SUR LA PAROLE INTÉRIEURE[1]

Je crois inutile de rappeler les récents travaux qui ont été publiés sur la parole intérieure, et je n’ai pas l’intention de prendre part aux débats qui se poursuivent encore sur cette question. Mais je voudrais attirer l’attention sur un point, capital à mes yeux, de la théorie de M. Stricker ; je voudrais montrer quelles conséquences on peut en déduire pour ce qui concerne le mécanisme de l’intelligence.

Tout acte de l’intelligence consciente serait, d’après M. Stricker, accompagné d’une parole intérieure ; et cela serait vrai aussi bien lorsque l’intelligence est passive, lorsque nous lisons ou lorsque nous écoutons, que lorsqu’au contraire l’intelligence est active, c’est-à-dire quand nous parlons, quand nous écrivons, ou lorsqu’enfin nous pensons discursivement.

C’est ce point que je considérerai comme démontré, sans distinguer d’ailleurs les cas où cette parole intérieure se réduit à de simples mouvements musculaires (images motrices) ou ceux où elle se trouve unie à des images auditives et visuelles.
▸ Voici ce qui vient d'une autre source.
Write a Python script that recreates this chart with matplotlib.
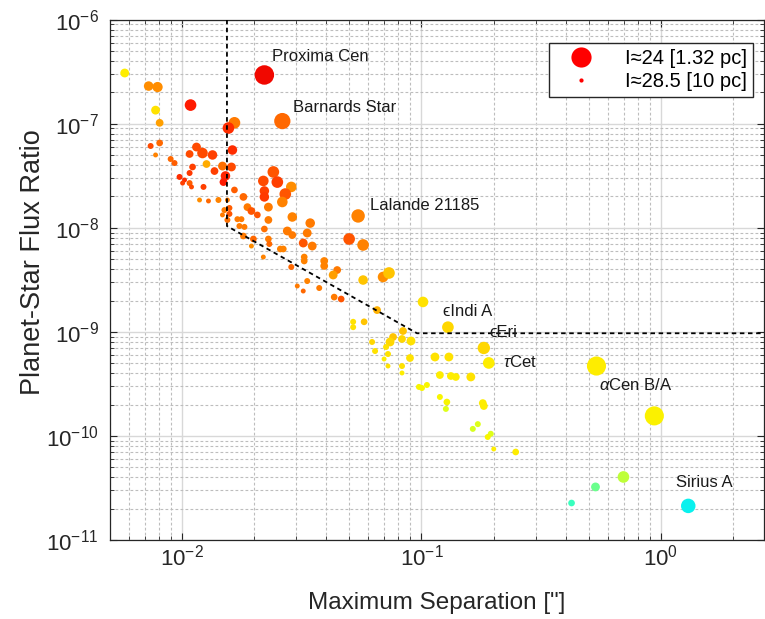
import numpy as np
import matplotlib.pyplot as plt
from matplotlib.lines import Line2D
from matplotlib.ticker import LogLocator

plt.rcParams['font.family'] = ['Liberation Sans', 'DejaVu Sans']
plt.rcParams['mathtext.fontset'] = 'custom'
plt.rcParams['mathtext.rm'] = 'Liberation Sans'
plt.rcParams['mathtext.it'] = 'Liberation Sans:italic'

# maximum separation ["]
sep = [0.00576, 0.00725, 0.00790, 0.01085, 0.00775, 0.00806, 0.02207, 0.02623, 0.01655, 0.01562,
       0.00739, 0.00806, 0.01149, 0.01217, 0.01340, 0.01075, 0.01623, 0.00775, 0.00896, 0.00930,
       0.01106, 0.01265, 0.01475, 0.01608, 0.01366, 0.01075, 0.01518, 0.00976, 0.01024, 0.01489,
       0.01005, 0.01075, 0.01095, 0.01229, 0.01655, 0.01183, 0.01289, 0.01419, 0.01547, 0.01804,
       0.02406, 0.02185, 0.02500, 0.02859, 0.02699, 0.02207, 0.02207, 0.02623, 0.05438, 0.01503,
       0.01577, 0.01577, 0.01475, 0.01547, 0.01703, 0.01770, 0.01736, 0.01822, 0.01804, 0.01986,
       0.01948, 0.01875, 0.01948, 0.02063, 0.02294, 0.02207, 0.02294, 0.02315, 0.02185, 0.02294,
       0.02887, 0.02752, 0.02887, 0.03430, 0.03333, 0.03208, 0.03497, 0.02573, 0.02648, 0.02859,
       0.03238, 0.03238, 0.03333, 0.03029, 0.03208, 0.03741, 0.03925, 0.03925, 0.04446, 0.04278,
       0.04988, 0.05704, 0.05704, 0.06912, 0.07318, 0.1015, 0.04320, 0.04620, 0.06524, 0.05184,
       0.05184, 0.05761, 0.1290, 0.08374, 0.07610, 0.07394, 0.08294, 0.09042, 0.06220, 0.07115,
       0.06401, 0.07249, 0.06981, 0.08956, 0.07249, 0.08294, 0.08294, 0.1139, 0.1302, 0.1822,
       0.1911, 0.1194, 0.1327, 0.1392, 0.1608, 0.09763, 0.1005, 0.1054, 0.1194, 0.1277,
       0.1265, 0.1804, 0.1822, 0.1720, 0.1639, 0.1948, 0.1892, 0.2005, 0.2476, 0.5385,
       0.9395, 0.4237, 0.5334, 0.6980, 1.302]

# planet-star flux ratio
flux = [3.07e-7, 2.30e-7, 2.25e-7, 1.51e-7, 1.35e-7, 1.02e-7, 2.94e-7, 1.06e-7, 1.02e-7, 9.09e-8,
        6.11e-8, 6.53e-8, 5.97e-8, 5.23e-8, 5.01e-8, 5.12e-8, 5.59e-8, 5.01e-8, 4.58e-8, 4.19e-8,
        3.84e-8, 4.10e-8, 3.92e-8, 3.84e-8, 3.51e-8, 3.36e-8, 3.15e-8, 3.08e-8, 2.88e-8, 2.75e-8,
        2.69e-8, 2.69e-8, 2.47e-8, 2.47e-8, 2.31e-8, 1.85e-8, 1.81e-8, 1.85e-8, 1.85e-8, 1.98e-8,
        3.44e-8, 2.82e-8, 2.75e-8, 2.47e-8, 2.11e-8, 2.26e-8, 1.98e-8, 1.77e-8, 1.30e-8, 1.48e-8,
        1.55e-8, 1.36e-8, 1.33e-8, 1.19e-8, 1.21e-8, 1.21e-8, 1.04e-8, 1.02e-8, 8.34e-9, 7.81e-9,
        6.68e-9, 1.58e-8, 1.45e-8, 1.33e-8, 1.19e-8, 9.74e-9, 7.81e-9, 6.99e-9, 5.24e-9, 1.58e-8,
        1.27e-8, 9.32e-9, 8.52e-9, 1.11e-8, 8.91e-9, 7.14e-9, 6.68e-9, 6.26e-9, 6.26e-9, 4.20e-9,
        5.24e-9, 4.80e-9, 3.08e-9, 2.76e-9, 2.47e-9, 2.64e-9, 4.80e-9, 4.30e-9, 3.93e-9, 3.52e-9,
        7.81e-9, 6.84e-9, 3.15e-9, 3.37e-9, 3.68e-9, 1.94e-9, 2.16e-9, 2.07e-9, 1.62e-9, 1.25e-9,
        1.11e-9, 1.25e-9, 1.11e-9, 1.02e-9, 8.93e-10, 8.00e-10, 8.55e-10, 8.18e-10, 8.00e-10, 7.16e-10,
        6.55e-10, 6.13e-10, 5.49e-10, 5.61e-10, 4.70e-10, 4.70e-10, 4.03e-10, 5.74e-10, 5.74e-10, 7.01e-10,
        5.03e-10, 3.85e-10, 3.77e-10, 3.69e-10, 3.69e-10, 2.96e-10, 2.89e-10, 3.09e-10, 2.37e-10, 2.12e-10,
        1.82e-10, 2.07e-10, 1.94e-10, 1.30e-10, 1.17e-10, 1.05e-10, 9.78e-11, 7.50e-11, 7.02e-11, 4.70e-10,
        1.56e-10, 2.27e-11, 3.24e-11, 4.04e-11, 2.13e-11]

# planet I magnitude (sets marker size)
imag = [27.2, 27.0, 26.8, 26.4, 27.2, 27.5, 24.2, 25.1, 26.4, 26.4,
        28.0, 27.8, 27.2, 26.7, 27.0, 27.5, 27.0, 28.3, 28.0, 28.0,
        27.8, 27.5, 27.2, 27.2, 27.5, 28.0, 27.0, 28.0, 28.3, 27.5,
        28.3, 28.0, 28.3, 28.0, 27.8, 28.3, 28.3, 28.0, 28.3, 27.5,
        26.4, 26.7, 26.4, 26.7, 26.4, 27.0, 27.0, 26.7, 25.9, 28.0,
        28.0, 28.0, 28.3, 28.0, 28.0, 28.0, 28.0, 28.0, 27.8, 27.8,
        28.3, 27.5, 27.5, 27.8, 27.5, 27.8, 27.8, 28.0, 28.3, 27.2,
        27.0, 27.2, 27.5, 27.0, 27.2, 27.2, 27.2, 27.8, 27.8, 28.0,
        27.8, 27.8, 28.0, 28.3, 28.3, 28.0, 27.5, 27.5, 27.5, 27.2,
        26.4, 26.4, 27.0, 26.7, 26.4, 26.7, 27.8, 27.8, 27.5, 28.0,
        28.0, 27.8, 26.4, 27.5, 27.5, 27.2, 27.5, 27.2, 28.0, 28.0,
        28.0, 28.0, 28.3, 27.5, 28.3, 28.0, 28.3, 27.2, 27.2, 26.2,
        26.4, 27.5, 27.5, 27.5, 27.2, 28.0, 28.0, 28.0, 28.0, 27.8,
        28.0, 27.5, 27.5, 28.0, 28.0, 28.0, 28.0, 28.3, 27.8, 24.3,
        24.3, 27.8, 27.2, 26.4, 25.6]

# host star colour value (jet colormap)
cval = [0.66, 0.76, 0.76, 0.88, 0.67, 0.74, 0.90, 0.80, 0.78, 0.86,
        0.83, 0.80, 0.83, 0.83, 0.84, 0.83, 0.86, 0.77, 0.80, 0.81,
        0.84, 0.73, 0.79, 0.83, 0.84, 0.85, 0.87, 0.86, 0.86, 0.88,
        0.84, 0.81, 0.83, 0.84, 0.81, 0.76, 0.80, 0.77, 0.78, 0.80,
        0.82, 0.83, 0.84, 0.76, 0.82, 0.84, 0.85, 0.77, 0.77, 0.78,
        0.81, 0.82, 0.78, 0.79, 0.78, 0.78, 0.78, 0.78, 0.78, 0.80,
        0.76, 0.78, 0.82, 0.82, 0.78, 0.79, 0.78, 0.80, 0.77, 0.78,
        0.77, 0.78, 0.78, 0.78, 0.78, 0.82, 0.78, 0.77, 0.77, 0.80,
        0.77, 0.77, 0.77, 0.78, 0.80, 0.78, 0.77, 0.77, 0.78, 0.74,
        0.82, 0.77, 0.70, 0.76, 0.70, 0.67, 0.78, 0.82, 0.72, 0.67,
        0.67, 0.70, 0.68, 0.70, 0.70, 0.68, 0.68, 0.67, 0.68, 0.67,
        0.67, 0.67, 0.66, 0.67, 0.67, 0.67, 0.66, 0.67, 0.67, 0.68,
        0.66, 0.66, 0.66, 0.66, 0.67, 0.65, 0.65, 0.65, 0.65, 0.65,
        0.62, 0.66, 0.66, 0.62, 0.61, 0.62, 0.65, 0.66, 0.66, 0.66,
        0.655, 0.42, 0.48, 0.58, 0.36]

# named stars: (index, label, offset in px)
named = [(6, 'Proxima Cen', (8, 18)),
         (7, 'Barnards Star', (11, 14)),
         (48, 'Lalande 21185', (12, 10)),
         (102, 'ϵIndi A', (-5, 16)),
         (119, 'ϵEri', (6, 15)),
         (120, r'$\tau$Cet', (14, 1)),
         (139, r'$\alpha$Cen B/A', (3, -19)),
         (144, 'Sirius A', (-12, 23))]

# detection limit curve
lim_sep = [0.0154, 0.0154, 0.0958, 2.7]
lim_flux = [1e-6, 1.04e-8, 9.7e-10, 9.7e-10]

xticks = [1e-2, 1e-1, 1e0]
yticks = [1e-11, 1e-10, 1e-9, 1e-8, 1e-7, 1e-6]

legend_imag = [24, 28.5]
legend_text = ['I≈24 [1.32 pc]', 'I≈28.5 [10 pc]']

dpi = 100


def diam_pt(i):
    return (4.2 + (28.5 - np.asarray(i)) * 3.55) * 72 / dpi


fig = plt.figure(figsize=(7.65, 6.19), dpi=dpi)
ax = fig.add_axes([0.1438, 0.1275, 0.855, 0.8408])
ax.set_xscale('log')
ax.set_yscale('log')
ax.set_xticks(xticks)
ax.set_yticks(yticks)
ax.xaxis.set_minor_locator(LogLocator(base=10, subs=np.arange(2, 10)))
ax.yaxis.set_minor_locator(LogLocator(base=10, subs=np.arange(2, 10)))
ax.set_xlim(0.005, 2.7)
ax.set_ylim(1e-11, 1e-6)

ax.set_axisbelow(True)
ax.grid(True, which='major', color='#d8d8d8', lw=1.0, ls='-')
ax.grid(True, which='minor', color='#bdbdbd', lw=0.8, ls=(0, (2.5, 2)))

colors = plt.cm.jet(np.array(cval))
ax.scatter(sep, flux, s=diam_pt(imag) ** 2, c=colors, edgecolors='none', zorder=3)

ax.plot(lim_sep, lim_flux, color='k', lw=1.3, ls=(0, (2.5, 2)), zorder=4)

for idx, name, (dx, dy) in named:
    ax.annotate(name, (sep[idx], flux[idx]), xytext=(dx * 0.72, dy * 0.72),
                textcoords='offset points', ha='left', va='center', fontsize=12,
                color='#1a1a1a', zorder=5)

handles = [Line2D([], [], ls='none', marker='o', color='red', markeredgecolor='none',
                  markersize=diam_pt(m)) for m in legend_imag]
leg = ax.legend(handles, legend_text, loc='upper left', bbox_to_anchor=(0.671, 0.955),
                borderaxespad=0, fontsize=14.5, frameon=True, fancybox=False,
                edgecolor='#262626', framealpha=1, handletextpad=0.9,
                borderpad=0.3, labelspacing=0.2, handlelength=2.6)
leg.get_frame().set_linewidth(1.0)

ax.tick_params(which='both', direction='in', top=True, right=True, colors='#262626',
               labelcolor='#262626', labelsize=16)
ax.tick_params(which='major', length=5)
ax.tick_params(which='minor', length=3)
ax.tick_params(axis='y', pad=8)
ax.xaxis.set_minor_formatter(plt.NullFormatter())
ax.yaxis.set_minor_formatter(plt.NullFormatter())
for s in ax.spines.values():
    s.set_color('#262626')
    s.set_linewidth(0.9)

ax.set_xlabel('Maximum Separation ["]', fontsize=17.5, color='#262626', labelpad=15)
ax.set_ylabel('Planet-Star Flux Ratio', fontsize=19.5, color='#262626')
ax.yaxis.set_label_coords(-0.098, 0.535)

fig.savefig('out.png', dpi=dpi)
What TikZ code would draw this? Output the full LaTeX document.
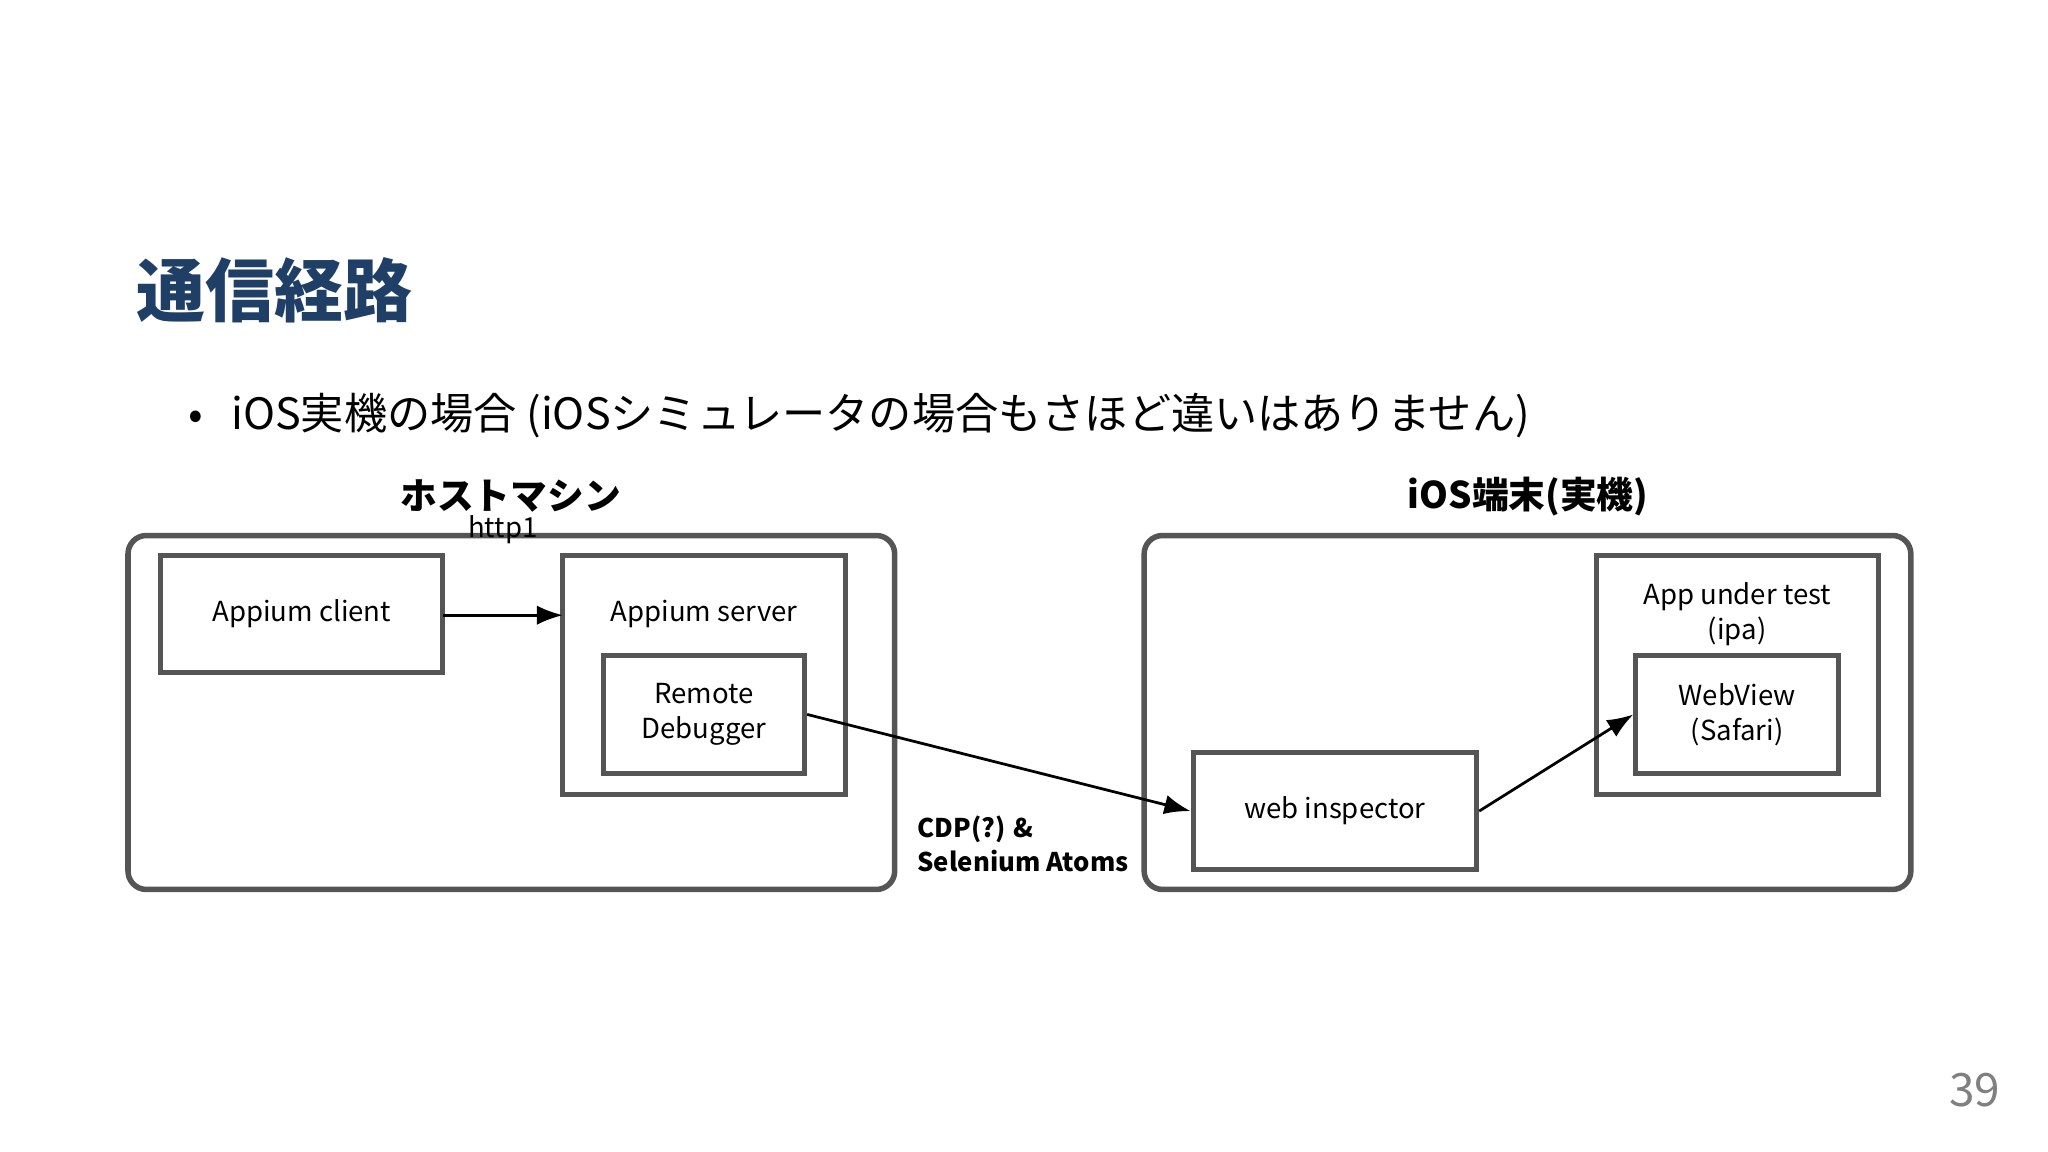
\documentclass[tikz,border=0pt]{standalone}
\usepackage{fontspec}
\setmainfont{Noto Sans CJK JP}
\usetikzlibrary{arrows.meta}
\definecolor{titleblue}{HTML}{1F3F66}
\definecolor{framegray}{HTML}{555555}
\tikzset{
  frame/.style={draw=framegray, line width=1.2pt, rounded corners=4pt},
  blk/.style={draw=framegray, line width=1.1pt, inner sep=0pt, font=\fontsize{6}{7.6}\selectfont, align=center},
  conn/.style={-{Latex[length=2mm]}, line width=0.6pt}
}
\begin{document}
\begin{tikzpicture}[x=0.01cm,y=-0.01cm]
\useasboundingbox (0,0) rectangle (1568,882);
\node[anchor=west, font=\fontsize{15}{18}\bfseries\selectfont, text=titleblue] (title) at (92,222) {通信経路};
\node[font=\fontsize{9.4}{11}\selectfont, anchor=west] (bullet) at (132,318) {•\hspace{4pt} iOS実機の場合 (iOSシミュレータの場合もさほど違いはありません)};
\node[font=\fontsize{8}{10}\bfseries\selectfont] (hostlbl) at (391,380) {ホストマシン};
\node[font=\fontsize{8}{10}\bfseries\selectfont] (ioslbl) at (1170,380) {iOS端末(実機)};
% outer frames
\draw[frame] (98,410) rectangle (685,681);
\draw[frame] (876,410) rectangle (1463,681);
% host side
\draw[blk] (123,425) rectangle (339,515);
\node[font=\fontsize{6}{7.6}\selectfont] (client) at (231,470) {Appium client};
\draw[blk] (431,425) rectangle (647,608);
\node[font=\fontsize{6}{7.6}\selectfont] (server) at (539,470) {Appium server};
\node[blk, minimum width=1.54cm, minimum height=0.9cm] (debugger) at (539,547) {Remote\\Debugger};
% device side
\draw[blk] (1222,425) rectangle (1438,608);
\node[font=\fontsize{6}{7.6}\selectfont, align=center] (aut) at (1330,470) {App under test\\(ipa)};
\node[blk, minimum width=1.55cm, minimum height=0.9cm] (webview) at (1330,547) {WebView\\(Safari)};
\node[blk, minimum width=2.17cm, minimum height=0.9cm] (inspector) at (1022,621) {web inspector};
% connectors
\coordinate (clientR) at (339,471);
\coordinate (serverL) at (431,471);
\draw[conn] (clientR) -- (serverL) node[midway, above=12pt, font=\fontsize{6}{7.6}\selectfont] {http1};
\draw[conn] (debugger.east) -- (inspector.west);
\draw[conn] (inspector.east) -- (webview.west);
\node[anchor=north west, align=left, font=\fontsize{5.6}{7.4}\bfseries\selectfont] (cdp) at (690,612) {CDP(?) \&\\Selenium Atoms};
\node[text=gray, font=\fontsize{10}{12}\selectfont] (page) at (1512,835) {39};
\end{tikzpicture}
\end{document}
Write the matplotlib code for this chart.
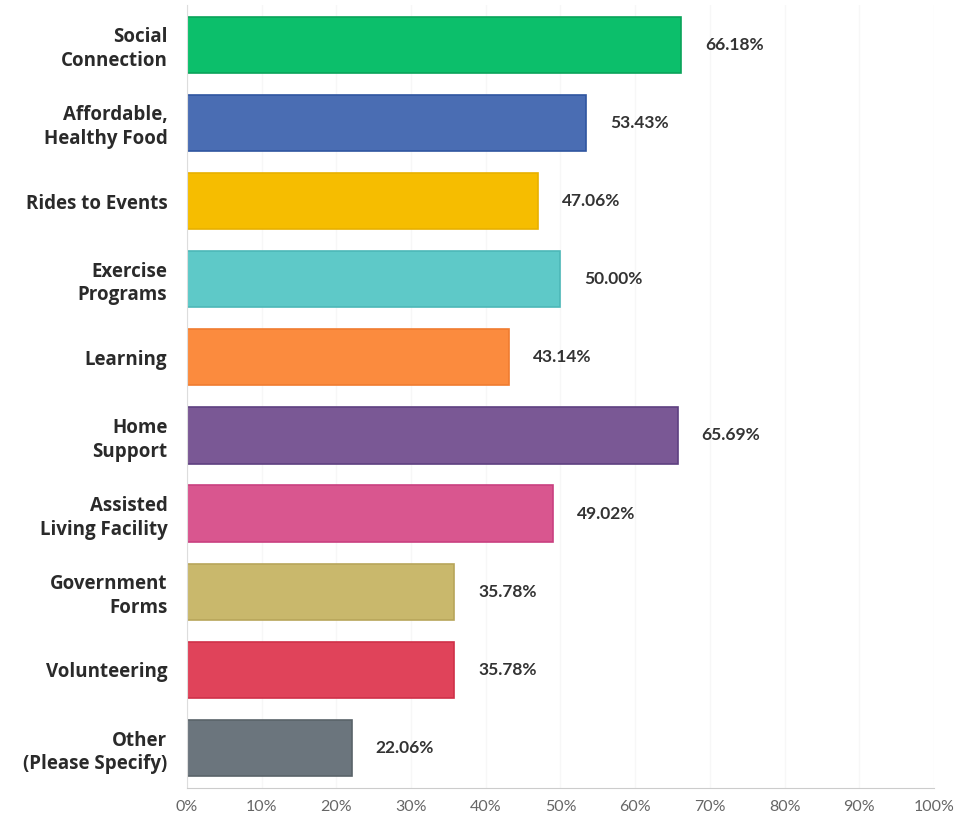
import matplotlib.pyplot as plt
from matplotlib.ticker import PercentFormatter

categories = ["Social\nConnection", "Affordable,\nHealthy Food", "Rides to Events",
              "Exercise\nPrograms", "Learning", "Home\nSupport",
              "Assisted\nLiving Facility", "Government\nForms", "Volunteering",
              "Other\n(Please Specify)"]
values = [66.18, 53.43, 47.06, 50.00, 43.14, 65.69, 49.02, 35.78, 35.78, 22.06]
colors = ["#0cbf6b", "#4a6db3", "#f6bd00", "#5ec9c8", "#fb8b3e",
          "#7a5895", "#d9568f", "#c9b86c", "#e0435a", "#6b757d"]
edges = ["#0aa35a", "#2f55a0", "#e8b000", "#4cb8b8", "#f07c30",
         "#5e4080", "#c94080", "#b8a55a", "#d03048", "#5a6369"]

fig = plt.figure(figsize=(9.58, 8.25), dpi=100)
ax = fig.add_axes([0.195, 0.045, 0.78, 0.949])

ypos = range(len(categories))
ax.barh(ypos, values, height=0.72, color=colors, edgecolor=edges, linewidth=1.2, zorder=2)

for y, v in zip(ypos, values):
    ax.text(v + 3.2, y, f"{v:.2f}%", va="center", ha="left",
            fontsize=12.5, fontweight="bold", color="#333333", family="Lato")

ax.set_xlim(0, 100)
ax.set_ylim(9.51, -0.51)
ax.set_yticks(list(ypos))
ax.set_yticklabels(categories, fontsize=13.5, fontweight="bold", color="#2a2a2a",
                   family="Open Sans", linespacing=1.25)
ax.set_xticks(range(0, 101, 10))
ax.xaxis.set_major_formatter(PercentFormatter(decimals=0))
for lbl in ax.get_xticklabels():
    lbl.set_family("Lato")
    lbl.set_color("#666666")
    lbl.set_fontsize(11.5)
ax.tick_params(axis="y", length=0, pad=14)
ax.tick_params(axis="x", length=0, pad=9)

ax.grid(axis="x", color="#f7f7f7", linewidth=1, zorder=0)
for side in ["top", "right"]:
    ax.spines[side].set_visible(False)
ax.spines["left"].set_color("#dddddd")
ax.spines["bottom"].set_color("#cccccc")

plt.savefig("out.png", dpi=100)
À cet égard, les différents tempéraments présentent sans doute des différences notables ; je me contenterai de dire que, pour ce qui me concerne, les images visuelles sont négligeables ; les images motrices m’apparaissent au contraire très nettement dans diverses circonstances, mais elles sont aussi très souvent accompagnées d’images auditives, produites par une véritable articulation à voix basse.

Il est inutile d’ajouter que la parole intérieure échappe, la plupart du temps, à la conscience ; mais, comme on peut en constater l’existence toutes les fois que l’on s’observe soi-même au moment d’un acte intellectuel, on ne doit pas douter qu’elle n’existe également, alors même que l’on ne s’observe pas.

Elle accompagne, ai-je dit, tout acte de l’intelligence consciente ; j’aurais dû dire : elle précède, si elle est, en effet, une condition essentielle du lait intellectuel. Mais si elle le précède, elle peut en être détachée, c’est-à-dire qu’il sera possible que, dans certains cas, elle existe

  1. Séance du 25 octobre : Présidence de M. Ribot, vice-président.